Drop every picture. Then return, exactly, the lines from the beginning of the listing below through the one containing "Chart.defaults.font.family = SANS;".
◇ ◇ ◇ ◇ ◇ ◇ ◇
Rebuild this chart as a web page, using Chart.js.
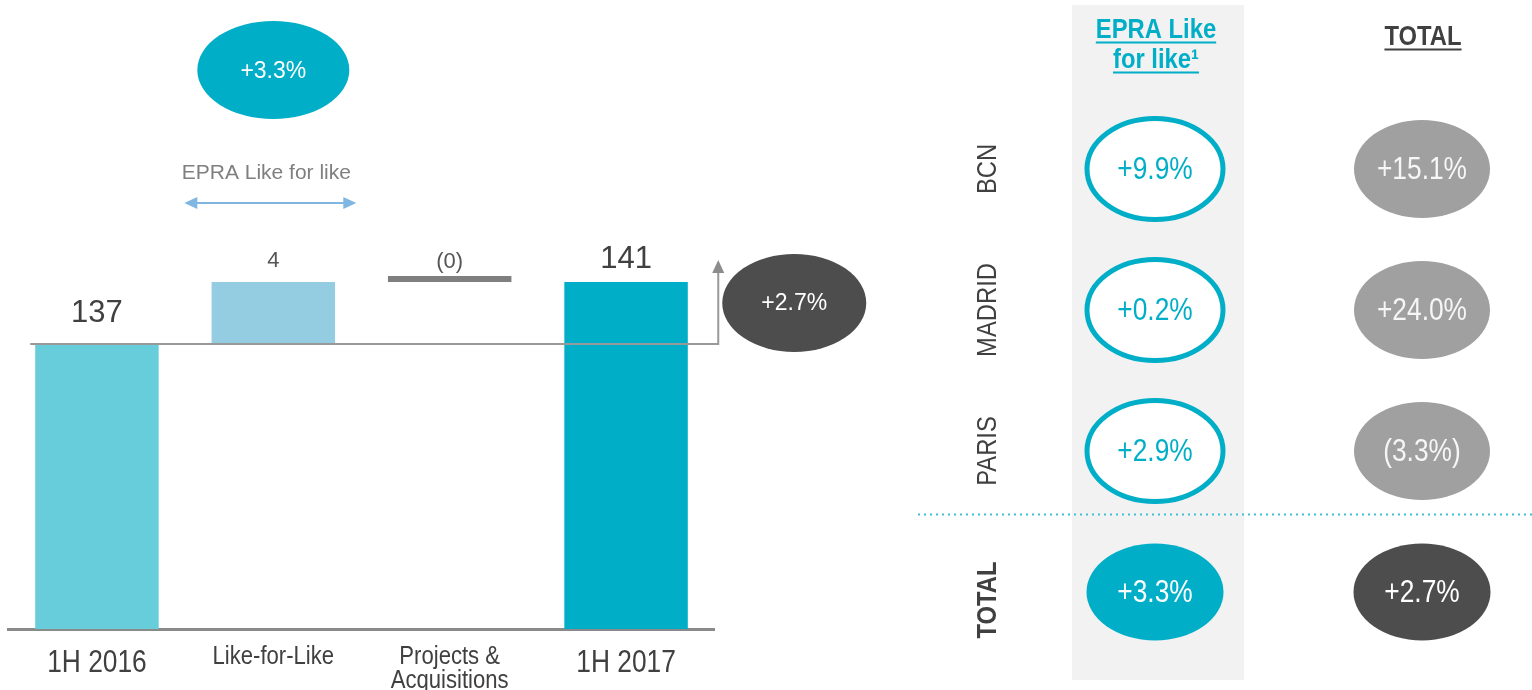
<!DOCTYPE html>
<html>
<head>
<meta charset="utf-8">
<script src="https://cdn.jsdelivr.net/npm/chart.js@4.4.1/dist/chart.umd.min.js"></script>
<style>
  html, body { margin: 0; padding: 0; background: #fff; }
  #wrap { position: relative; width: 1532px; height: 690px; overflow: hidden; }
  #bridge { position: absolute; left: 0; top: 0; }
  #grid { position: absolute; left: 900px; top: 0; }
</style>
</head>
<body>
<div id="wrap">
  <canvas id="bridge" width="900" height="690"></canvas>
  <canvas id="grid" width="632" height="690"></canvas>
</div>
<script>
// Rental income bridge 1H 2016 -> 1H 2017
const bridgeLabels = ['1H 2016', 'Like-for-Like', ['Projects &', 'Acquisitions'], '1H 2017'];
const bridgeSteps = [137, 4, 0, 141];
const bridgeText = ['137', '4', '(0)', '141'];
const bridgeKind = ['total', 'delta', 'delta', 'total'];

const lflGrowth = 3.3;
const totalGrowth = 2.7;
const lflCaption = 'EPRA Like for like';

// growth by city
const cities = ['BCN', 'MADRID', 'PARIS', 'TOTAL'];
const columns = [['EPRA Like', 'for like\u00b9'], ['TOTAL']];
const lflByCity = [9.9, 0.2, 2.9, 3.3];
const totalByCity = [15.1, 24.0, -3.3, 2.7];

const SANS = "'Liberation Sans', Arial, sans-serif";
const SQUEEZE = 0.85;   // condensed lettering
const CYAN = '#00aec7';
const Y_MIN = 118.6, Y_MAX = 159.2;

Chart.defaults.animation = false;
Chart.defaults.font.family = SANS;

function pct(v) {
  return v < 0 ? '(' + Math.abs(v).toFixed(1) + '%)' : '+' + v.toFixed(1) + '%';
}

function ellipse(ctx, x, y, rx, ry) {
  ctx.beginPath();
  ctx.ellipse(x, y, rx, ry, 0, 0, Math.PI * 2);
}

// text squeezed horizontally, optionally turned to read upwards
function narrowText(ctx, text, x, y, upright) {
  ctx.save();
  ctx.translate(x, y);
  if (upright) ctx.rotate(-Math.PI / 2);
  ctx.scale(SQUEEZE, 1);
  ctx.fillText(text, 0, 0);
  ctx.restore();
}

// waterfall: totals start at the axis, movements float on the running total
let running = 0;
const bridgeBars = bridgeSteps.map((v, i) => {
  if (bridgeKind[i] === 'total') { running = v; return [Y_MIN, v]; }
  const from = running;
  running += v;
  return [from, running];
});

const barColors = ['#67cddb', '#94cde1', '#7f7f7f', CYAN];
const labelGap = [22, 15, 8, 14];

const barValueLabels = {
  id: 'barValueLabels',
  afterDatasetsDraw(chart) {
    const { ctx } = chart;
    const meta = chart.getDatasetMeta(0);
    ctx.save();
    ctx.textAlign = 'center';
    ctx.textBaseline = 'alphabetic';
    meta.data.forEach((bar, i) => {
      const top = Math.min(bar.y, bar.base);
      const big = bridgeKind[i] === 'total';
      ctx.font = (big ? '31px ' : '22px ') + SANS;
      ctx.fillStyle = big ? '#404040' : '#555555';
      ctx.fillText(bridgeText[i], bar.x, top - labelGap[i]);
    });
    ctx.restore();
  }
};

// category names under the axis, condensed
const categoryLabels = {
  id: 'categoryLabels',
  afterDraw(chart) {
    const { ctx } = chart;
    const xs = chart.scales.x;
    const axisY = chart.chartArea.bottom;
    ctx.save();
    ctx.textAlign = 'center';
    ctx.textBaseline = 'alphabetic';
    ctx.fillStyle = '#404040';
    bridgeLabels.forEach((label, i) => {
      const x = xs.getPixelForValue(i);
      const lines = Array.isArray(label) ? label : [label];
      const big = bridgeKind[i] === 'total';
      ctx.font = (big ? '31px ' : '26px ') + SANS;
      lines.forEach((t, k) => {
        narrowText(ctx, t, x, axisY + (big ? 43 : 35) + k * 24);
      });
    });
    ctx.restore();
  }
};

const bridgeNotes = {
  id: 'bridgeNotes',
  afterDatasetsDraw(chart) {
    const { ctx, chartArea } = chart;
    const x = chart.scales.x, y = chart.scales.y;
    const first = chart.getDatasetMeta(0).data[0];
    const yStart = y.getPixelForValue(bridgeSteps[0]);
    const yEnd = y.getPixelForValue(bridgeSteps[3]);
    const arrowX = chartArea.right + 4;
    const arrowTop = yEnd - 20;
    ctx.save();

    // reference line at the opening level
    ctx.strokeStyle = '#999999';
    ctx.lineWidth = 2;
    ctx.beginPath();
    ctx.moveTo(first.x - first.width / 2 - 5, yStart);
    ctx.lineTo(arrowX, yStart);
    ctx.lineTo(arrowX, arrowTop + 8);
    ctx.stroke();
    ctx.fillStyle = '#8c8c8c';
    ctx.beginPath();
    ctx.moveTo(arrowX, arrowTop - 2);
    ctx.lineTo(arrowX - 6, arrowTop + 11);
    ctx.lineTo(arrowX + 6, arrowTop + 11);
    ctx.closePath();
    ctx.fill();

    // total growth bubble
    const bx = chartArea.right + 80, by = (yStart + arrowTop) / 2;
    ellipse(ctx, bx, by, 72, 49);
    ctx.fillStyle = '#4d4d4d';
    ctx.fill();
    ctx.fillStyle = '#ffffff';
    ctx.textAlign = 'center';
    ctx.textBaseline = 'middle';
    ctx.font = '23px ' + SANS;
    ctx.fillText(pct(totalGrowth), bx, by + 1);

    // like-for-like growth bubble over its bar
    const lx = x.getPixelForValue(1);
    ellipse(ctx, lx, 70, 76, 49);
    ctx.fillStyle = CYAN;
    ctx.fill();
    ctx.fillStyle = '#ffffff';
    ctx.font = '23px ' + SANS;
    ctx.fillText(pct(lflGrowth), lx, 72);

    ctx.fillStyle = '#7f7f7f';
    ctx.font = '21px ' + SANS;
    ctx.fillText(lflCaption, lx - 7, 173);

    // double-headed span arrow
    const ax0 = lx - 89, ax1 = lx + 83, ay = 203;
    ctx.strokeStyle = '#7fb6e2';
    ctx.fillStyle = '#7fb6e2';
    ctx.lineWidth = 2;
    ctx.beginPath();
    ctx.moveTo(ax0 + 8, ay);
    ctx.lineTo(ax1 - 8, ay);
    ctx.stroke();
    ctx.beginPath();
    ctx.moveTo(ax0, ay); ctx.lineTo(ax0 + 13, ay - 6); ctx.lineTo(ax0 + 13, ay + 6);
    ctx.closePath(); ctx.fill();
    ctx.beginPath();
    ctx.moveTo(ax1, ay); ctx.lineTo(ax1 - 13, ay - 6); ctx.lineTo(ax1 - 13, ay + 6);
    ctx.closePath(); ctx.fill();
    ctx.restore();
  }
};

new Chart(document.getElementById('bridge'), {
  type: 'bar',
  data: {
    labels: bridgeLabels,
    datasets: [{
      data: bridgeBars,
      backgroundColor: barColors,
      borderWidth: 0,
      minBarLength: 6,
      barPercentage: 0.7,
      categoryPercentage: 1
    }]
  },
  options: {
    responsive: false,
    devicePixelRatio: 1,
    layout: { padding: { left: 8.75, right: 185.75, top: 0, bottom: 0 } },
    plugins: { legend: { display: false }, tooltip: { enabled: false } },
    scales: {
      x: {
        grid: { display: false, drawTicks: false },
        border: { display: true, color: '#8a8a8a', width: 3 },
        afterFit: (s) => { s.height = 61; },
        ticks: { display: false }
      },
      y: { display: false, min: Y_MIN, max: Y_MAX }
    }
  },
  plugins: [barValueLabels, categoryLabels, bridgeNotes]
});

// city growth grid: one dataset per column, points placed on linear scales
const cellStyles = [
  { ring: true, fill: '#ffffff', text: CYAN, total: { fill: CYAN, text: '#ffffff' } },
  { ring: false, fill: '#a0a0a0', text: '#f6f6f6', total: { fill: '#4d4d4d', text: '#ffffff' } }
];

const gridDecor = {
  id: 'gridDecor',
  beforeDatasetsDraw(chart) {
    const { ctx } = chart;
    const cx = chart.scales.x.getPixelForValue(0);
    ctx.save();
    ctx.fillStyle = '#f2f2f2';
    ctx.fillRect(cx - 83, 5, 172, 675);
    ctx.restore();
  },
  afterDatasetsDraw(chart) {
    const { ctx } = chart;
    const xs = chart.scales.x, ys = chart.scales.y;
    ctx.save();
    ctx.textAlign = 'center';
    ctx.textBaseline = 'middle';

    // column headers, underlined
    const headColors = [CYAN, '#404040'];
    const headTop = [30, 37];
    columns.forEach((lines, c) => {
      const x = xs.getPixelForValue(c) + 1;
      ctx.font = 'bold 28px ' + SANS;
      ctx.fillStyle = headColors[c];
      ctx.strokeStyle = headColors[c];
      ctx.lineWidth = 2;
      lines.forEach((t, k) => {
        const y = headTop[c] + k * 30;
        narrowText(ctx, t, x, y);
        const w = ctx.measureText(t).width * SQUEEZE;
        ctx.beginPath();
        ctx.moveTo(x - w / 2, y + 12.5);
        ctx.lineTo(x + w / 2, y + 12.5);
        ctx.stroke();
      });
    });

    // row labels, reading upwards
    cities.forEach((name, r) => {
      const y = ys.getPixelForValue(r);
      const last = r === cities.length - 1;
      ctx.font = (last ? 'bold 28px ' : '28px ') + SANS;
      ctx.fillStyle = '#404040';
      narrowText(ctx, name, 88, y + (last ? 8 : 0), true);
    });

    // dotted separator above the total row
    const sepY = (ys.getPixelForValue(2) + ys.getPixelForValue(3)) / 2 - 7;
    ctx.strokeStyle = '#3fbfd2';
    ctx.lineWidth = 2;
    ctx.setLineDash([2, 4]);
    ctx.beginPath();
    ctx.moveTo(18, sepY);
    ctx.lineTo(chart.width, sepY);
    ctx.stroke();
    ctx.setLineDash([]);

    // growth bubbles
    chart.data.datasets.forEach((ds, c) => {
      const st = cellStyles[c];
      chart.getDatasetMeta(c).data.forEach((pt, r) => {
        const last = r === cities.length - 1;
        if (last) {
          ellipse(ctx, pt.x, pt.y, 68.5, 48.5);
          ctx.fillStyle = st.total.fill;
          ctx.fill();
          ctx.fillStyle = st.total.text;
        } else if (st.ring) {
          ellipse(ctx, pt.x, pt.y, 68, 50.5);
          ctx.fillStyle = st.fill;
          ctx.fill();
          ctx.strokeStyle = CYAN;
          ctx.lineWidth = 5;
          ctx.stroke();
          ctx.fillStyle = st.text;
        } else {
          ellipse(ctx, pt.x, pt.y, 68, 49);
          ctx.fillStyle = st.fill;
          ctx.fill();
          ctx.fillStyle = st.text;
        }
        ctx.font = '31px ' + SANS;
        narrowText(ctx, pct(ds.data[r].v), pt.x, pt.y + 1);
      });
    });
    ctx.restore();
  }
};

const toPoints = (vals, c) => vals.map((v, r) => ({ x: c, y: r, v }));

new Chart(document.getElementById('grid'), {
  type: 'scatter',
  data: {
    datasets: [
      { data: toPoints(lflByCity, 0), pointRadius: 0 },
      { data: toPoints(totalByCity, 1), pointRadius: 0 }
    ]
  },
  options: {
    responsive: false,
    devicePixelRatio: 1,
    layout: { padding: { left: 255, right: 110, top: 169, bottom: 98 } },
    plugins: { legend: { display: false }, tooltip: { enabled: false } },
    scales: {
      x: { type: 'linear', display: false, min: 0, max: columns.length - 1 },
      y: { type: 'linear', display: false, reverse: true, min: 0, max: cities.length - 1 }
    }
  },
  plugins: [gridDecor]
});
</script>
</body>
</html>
◇ ◇ ◇ ◇ ◇ ◇ ◇
* _Written answer_:
Rebuild this chart as a web page, using Chart.js.
<!DOCTYPE html>
<html>
<head>
<meta charset="utf-8">
<script src="https://cdn.jsdelivr.net/npm/chart.js@4.4.1/dist/chart.umd.min.js"></script>
<style>
  html, body { margin: 0; padding: 0; background: #fff; }
  #wrap { position: relative; width: 1532px; height: 690px; overflow: hidden; }
  #bridge { position: absolute; left: 0; top: 0; }
  #grid { position: absolute; left: 900px; top: 0; }
</style>
</head>
<body>
<div id="wrap">
  <canvas id="bridge" width="900" height="690"></canvas>
  <canvas id="grid" width="632" height="690"></canvas>
</div>
<script>
// Rental income bridge 1H 2016 -> 1H 2017
const bridgeLabels = ['1H 2016', 'Like-for-Like', ['Projects &', 'Acquisitions'], '1H 2017'];
const bridgeSteps = [137, 4, 0, 141];
const bridgeText = ['137', '4', '(0)', '141'];
const bridgeKind = ['total', 'delta', 'delta', 'total'];

const lflGrowth = 3.3;
const totalGrowth = 2.7;
const lflCaption = 'EPRA Like for like';

// growth by city
const cities = ['BCN', 'MADRID', 'PARIS', 'TOTAL'];
const columns = [['EPRA Like', 'for like\u00b9'], ['TOTAL']];
const lflByCity = [9.9, 0.2, 2.9, 3.3];
const totalByCity = [15.1, 24.0, -3.3, 2.7];

const SANS = "'Liberation Sans', Arial, sans-serif";
const SQUEEZE = 0.85;   // condensed lettering
const CYAN = '#00aec7';
const Y_MIN = 118.6, Y_MAX = 159.2;

Chart.defaults.animation = false;
Chart.defaults.font.family = SANS;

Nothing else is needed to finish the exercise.